/---

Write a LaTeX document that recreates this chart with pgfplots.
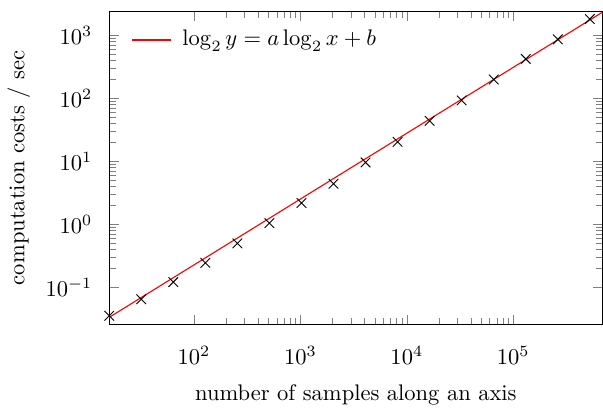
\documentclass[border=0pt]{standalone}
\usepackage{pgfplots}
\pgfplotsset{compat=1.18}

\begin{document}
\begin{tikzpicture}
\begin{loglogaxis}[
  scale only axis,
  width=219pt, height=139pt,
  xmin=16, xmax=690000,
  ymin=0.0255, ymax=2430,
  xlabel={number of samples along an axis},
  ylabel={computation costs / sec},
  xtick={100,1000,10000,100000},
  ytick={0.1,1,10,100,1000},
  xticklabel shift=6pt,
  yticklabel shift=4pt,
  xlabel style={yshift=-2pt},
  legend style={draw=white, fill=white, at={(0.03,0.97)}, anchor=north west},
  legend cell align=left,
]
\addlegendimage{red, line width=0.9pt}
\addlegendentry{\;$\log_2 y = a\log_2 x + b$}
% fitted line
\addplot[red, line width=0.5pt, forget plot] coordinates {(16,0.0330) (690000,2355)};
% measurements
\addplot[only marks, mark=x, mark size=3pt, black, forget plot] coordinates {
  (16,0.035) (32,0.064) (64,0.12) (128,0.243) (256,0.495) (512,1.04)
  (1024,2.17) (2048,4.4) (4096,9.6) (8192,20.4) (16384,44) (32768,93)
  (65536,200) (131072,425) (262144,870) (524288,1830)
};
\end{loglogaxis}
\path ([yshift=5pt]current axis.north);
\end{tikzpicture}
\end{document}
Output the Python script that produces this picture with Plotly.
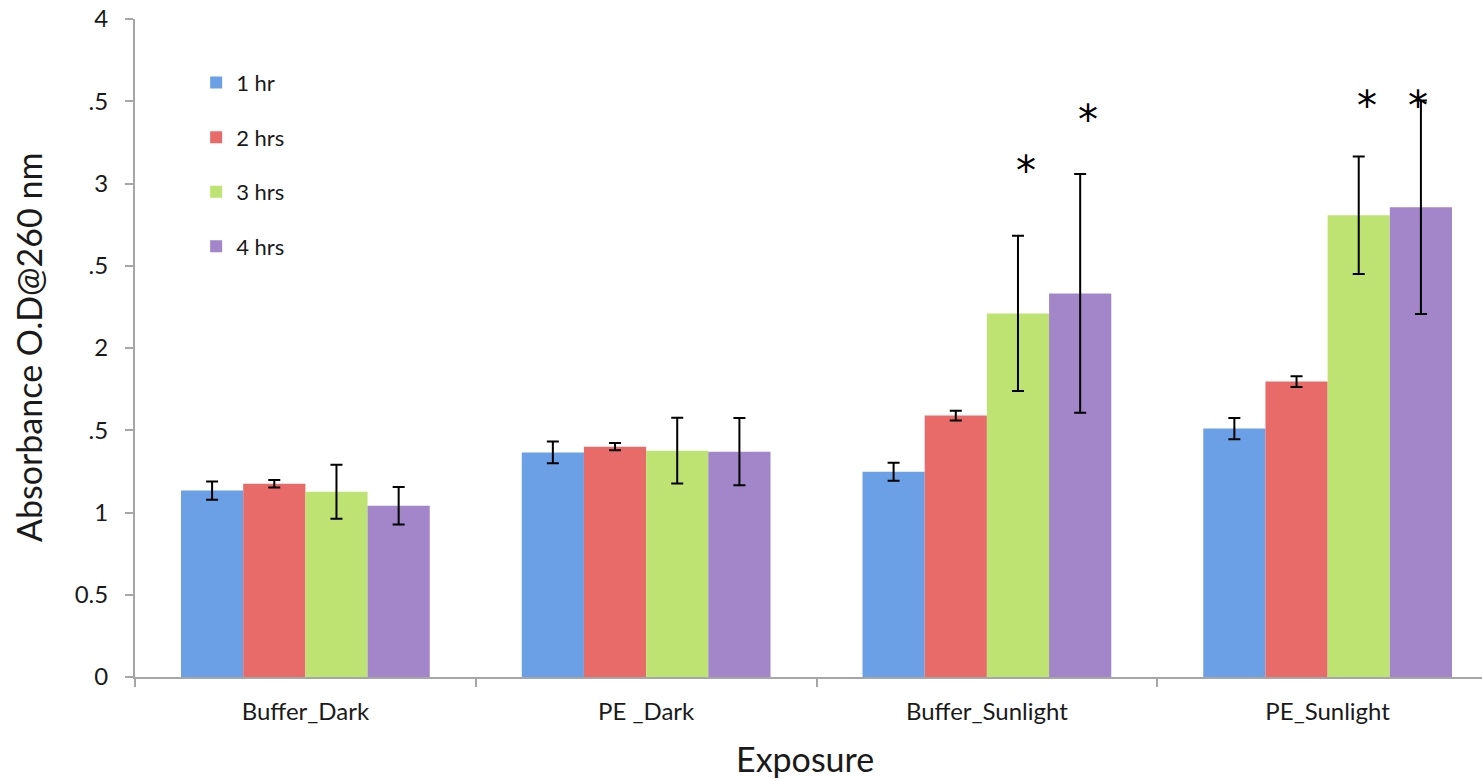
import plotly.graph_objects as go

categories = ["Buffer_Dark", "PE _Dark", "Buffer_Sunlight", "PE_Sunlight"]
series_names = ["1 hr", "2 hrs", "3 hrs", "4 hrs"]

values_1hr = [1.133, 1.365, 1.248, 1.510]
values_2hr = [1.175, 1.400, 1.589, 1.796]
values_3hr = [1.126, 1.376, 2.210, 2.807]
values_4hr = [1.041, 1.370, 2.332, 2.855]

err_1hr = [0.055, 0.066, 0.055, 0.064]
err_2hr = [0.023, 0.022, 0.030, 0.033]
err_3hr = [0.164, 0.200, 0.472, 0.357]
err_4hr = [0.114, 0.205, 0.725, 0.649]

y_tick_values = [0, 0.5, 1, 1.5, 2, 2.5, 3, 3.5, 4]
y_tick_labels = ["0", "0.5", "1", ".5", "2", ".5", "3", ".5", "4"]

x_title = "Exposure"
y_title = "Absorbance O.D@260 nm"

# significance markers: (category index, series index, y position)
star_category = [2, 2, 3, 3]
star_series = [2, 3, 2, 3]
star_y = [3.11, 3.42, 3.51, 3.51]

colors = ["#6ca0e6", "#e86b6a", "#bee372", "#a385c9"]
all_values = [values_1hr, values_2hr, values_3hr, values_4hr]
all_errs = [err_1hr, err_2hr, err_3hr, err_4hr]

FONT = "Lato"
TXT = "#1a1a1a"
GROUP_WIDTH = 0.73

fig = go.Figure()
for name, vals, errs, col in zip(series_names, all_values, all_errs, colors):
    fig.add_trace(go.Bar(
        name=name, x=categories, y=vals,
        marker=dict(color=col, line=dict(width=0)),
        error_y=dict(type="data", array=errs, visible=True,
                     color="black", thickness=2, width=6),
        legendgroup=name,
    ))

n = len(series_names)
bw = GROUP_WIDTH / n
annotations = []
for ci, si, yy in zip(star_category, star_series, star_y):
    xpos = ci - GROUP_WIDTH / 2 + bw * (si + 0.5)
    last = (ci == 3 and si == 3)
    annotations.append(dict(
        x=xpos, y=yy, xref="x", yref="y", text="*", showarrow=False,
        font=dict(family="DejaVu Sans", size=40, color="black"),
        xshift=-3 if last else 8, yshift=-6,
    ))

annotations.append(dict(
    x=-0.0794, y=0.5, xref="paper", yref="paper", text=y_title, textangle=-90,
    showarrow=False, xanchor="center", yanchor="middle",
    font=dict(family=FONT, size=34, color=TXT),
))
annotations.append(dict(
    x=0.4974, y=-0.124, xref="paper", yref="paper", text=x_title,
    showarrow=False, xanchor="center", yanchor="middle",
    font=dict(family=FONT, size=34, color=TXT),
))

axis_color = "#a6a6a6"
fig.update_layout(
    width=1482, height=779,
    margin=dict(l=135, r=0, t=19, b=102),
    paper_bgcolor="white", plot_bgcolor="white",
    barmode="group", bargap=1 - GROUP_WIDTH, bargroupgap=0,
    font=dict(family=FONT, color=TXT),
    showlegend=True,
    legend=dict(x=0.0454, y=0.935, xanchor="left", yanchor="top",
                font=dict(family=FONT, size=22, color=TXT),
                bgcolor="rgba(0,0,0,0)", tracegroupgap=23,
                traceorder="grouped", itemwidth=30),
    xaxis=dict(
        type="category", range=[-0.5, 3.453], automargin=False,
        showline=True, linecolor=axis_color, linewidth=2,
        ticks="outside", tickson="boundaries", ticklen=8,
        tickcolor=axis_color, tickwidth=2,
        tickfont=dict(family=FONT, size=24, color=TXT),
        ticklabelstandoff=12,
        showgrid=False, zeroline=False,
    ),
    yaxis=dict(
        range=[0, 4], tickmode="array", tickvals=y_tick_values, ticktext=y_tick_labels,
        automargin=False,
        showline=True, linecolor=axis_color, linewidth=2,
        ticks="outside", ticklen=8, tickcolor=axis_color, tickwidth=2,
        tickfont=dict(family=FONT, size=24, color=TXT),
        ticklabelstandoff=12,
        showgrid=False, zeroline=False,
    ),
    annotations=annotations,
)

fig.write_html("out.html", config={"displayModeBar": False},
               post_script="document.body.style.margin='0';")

\---

Output the full set of records above without changing a word, and drop the images.

Write a LaTeX document that recreates this chart with pgfplots.
\documentclass[border=0pt]{standalone}
\usepackage{pgfplots}
\pgfplotsset{compat=1.18}

\begin{document}
\begin{tikzpicture}
\begin{loglogaxis}[
  scale only axis,
  width=219pt, height=139pt,
  xmin=16, xmax=690000,
  ymin=0.0255, ymax=2430,
  xlabel={number of samples along an axis},
  ylabel={computation costs / sec},
  xtick={100,1000,10000,100000},
  ytick={0.1,1,10,100,1000},
  xticklabel shift=6pt,
  yticklabel shift=4pt,
  xlabel style={yshift=-2pt},
  legend style={draw=white, fill=white, at={(0.03,0.97)}, anchor=north west},
  legend cell align=left,
]
\addlegendimage{red, line width=0.9pt}
\addlegendentry{\;$\log_2 y = a\log_2 x + b$}
% fitted line
\addplot[red, line width=0.5pt, forget plot] coordinates {(16,0.0330) (690000,2355)};
% measurements
\addplot[only marks, mark=x, mark size=3pt, black, forget plot] coordinates {
  (16,0.035) (32,0.064) (64,0.12) (128,0.243) (256,0.495) (512,1.04)
  (1024,2.17) (2048,4.4) (4096,9.6) (8192,20.4) (16384,44) (32768,93)
  (65536,200) (131072,425) (262144,870) (524288,1830)
};
\end{loglogaxis}
\path ([yshift=5pt]current axis.north);
\end{tikzpicture}
\end{document}
Output the Python script that produces this picture with Plotly.
import plotly.graph_objects as go

categories = ["Buffer_Dark", "PE _Dark", "Buffer_Sunlight", "PE_Sunlight"]
series_names = ["1 hr", "2 hrs", "3 hrs", "4 hrs"]

values_1hr = [1.133, 1.365, 1.248, 1.510]
values_2hr = [1.175, 1.400, 1.589, 1.796]
values_3hr = [1.126, 1.376, 2.210, 2.807]
values_4hr = [1.041, 1.370, 2.332, 2.855]

err_1hr = [0.055, 0.066, 0.055, 0.064]
err_2hr = [0.023, 0.022, 0.030, 0.033]
err_3hr = [0.164, 0.200, 0.472, 0.357]
err_4hr = [0.114, 0.205, 0.725, 0.649]

y_tick_values = [0, 0.5, 1, 1.5, 2, 2.5, 3, 3.5, 4]
y_tick_labels = ["0", "0.5", "1", ".5", "2", ".5", "3", ".5", "4"]

x_title = "Exposure"
y_title = "Absorbance O.D@260 nm"

# significance markers: (category index, series index, y position)
star_category = [2, 2, 3, 3]
star_series = [2, 3, 2, 3]
star_y = [3.11, 3.42, 3.51, 3.51]

colors = ["#6ca0e6", "#e86b6a", "#bee372", "#a385c9"]
all_values = [values_1hr, values_2hr, values_3hr, values_4hr]
all_errs = [err_1hr, err_2hr, err_3hr, err_4hr]

FONT = "Lato"
TXT = "#1a1a1a"
GROUP_WIDTH = 0.73

fig = go.Figure()
for name, vals, errs, col in zip(series_names, all_values, all_errs, colors):
    fig.add_trace(go.Bar(
        name=name, x=categories, y=vals,
        marker=dict(color=col, line=dict(width=0)),
        error_y=dict(type="data", array=errs, visible=True,
                     color="black", thickness=2, width=6),
        legendgroup=name,
    ))

n = len(series_names)
bw = GROUP_WIDTH / n
annotations = []
for ci, si, yy in zip(star_category, star_series, star_y):
    xpos = ci - GROUP_WIDTH / 2 + bw * (si + 0.5)
    last = (ci == 3 and si == 3)
    annotations.append(dict(
        x=xpos, y=yy, xref="x", yref="y", text="*", showarrow=False,
        font=dict(family="DejaVu Sans", size=40, color="black"),
        xshift=-3 if last else 8, yshift=-6,
    ))

annotations.append(dict(
    x=-0.0794, y=0.5, xref="paper", yref="paper", text=y_title, textangle=-90,
    showarrow=False, xanchor="center", yanchor="middle",
    font=dict(family=FONT, size=34, color=TXT),
))
annotations.append(dict(
    x=0.4974, y=-0.124, xref="paper", yref="paper", text=x_title,
    showarrow=False, xanchor="center", yanchor="middle",
    font=dict(family=FONT, size=34, color=TXT),
))

axis_color = "#a6a6a6"
fig.update_layout(
    width=1482, height=779,
    margin=dict(l=135, r=0, t=19, b=102),
    paper_bgcolor="white", plot_bgcolor="white",
    barmode="group", bargap=1 - GROUP_WIDTH, bargroupgap=0,
    font=dict(family=FONT, color=TXT),
    showlegend=True,
    legend=dict(x=0.0454, y=0.935, xanchor="left", yanchor="top",
                font=dict(family=FONT, size=22, color=TXT),
                bgcolor="rgba(0,0,0,0)", tracegroupgap=23,
                traceorder="grouped", itemwidth=30),
    xaxis=dict(
        type="category", range=[-0.5, 3.453], automargin=False,
        showline=True, linecolor=axis_color, linewidth=2,
        ticks="outside", tickson="boundaries", ticklen=8,
        tickcolor=axis_color, tickwidth=2,
        tickfont=dict(family=FONT, size=24, color=TXT),
        ticklabelstandoff=12,
        showgrid=False, zeroline=False,
    ),
    yaxis=dict(
        range=[0, 4], tickmode="array", tickvals=y_tick_values, ticktext=y_tick_labels,
        automargin=False,
        showline=True, linecolor=axis_color, linewidth=2,
        ticks="outside", ticklen=8, tickcolor=axis_color, tickwidth=2,
        tickfont=dict(family=FONT, size=24, color=TXT),
        ticklabelstandoff=12,
        showgrid=False, zeroline=False,
    ),
    annotations=annotations,
)

fig.write_html("out.html", config={"displayModeBar": False},
               post_script="document.body.style.margin='0';")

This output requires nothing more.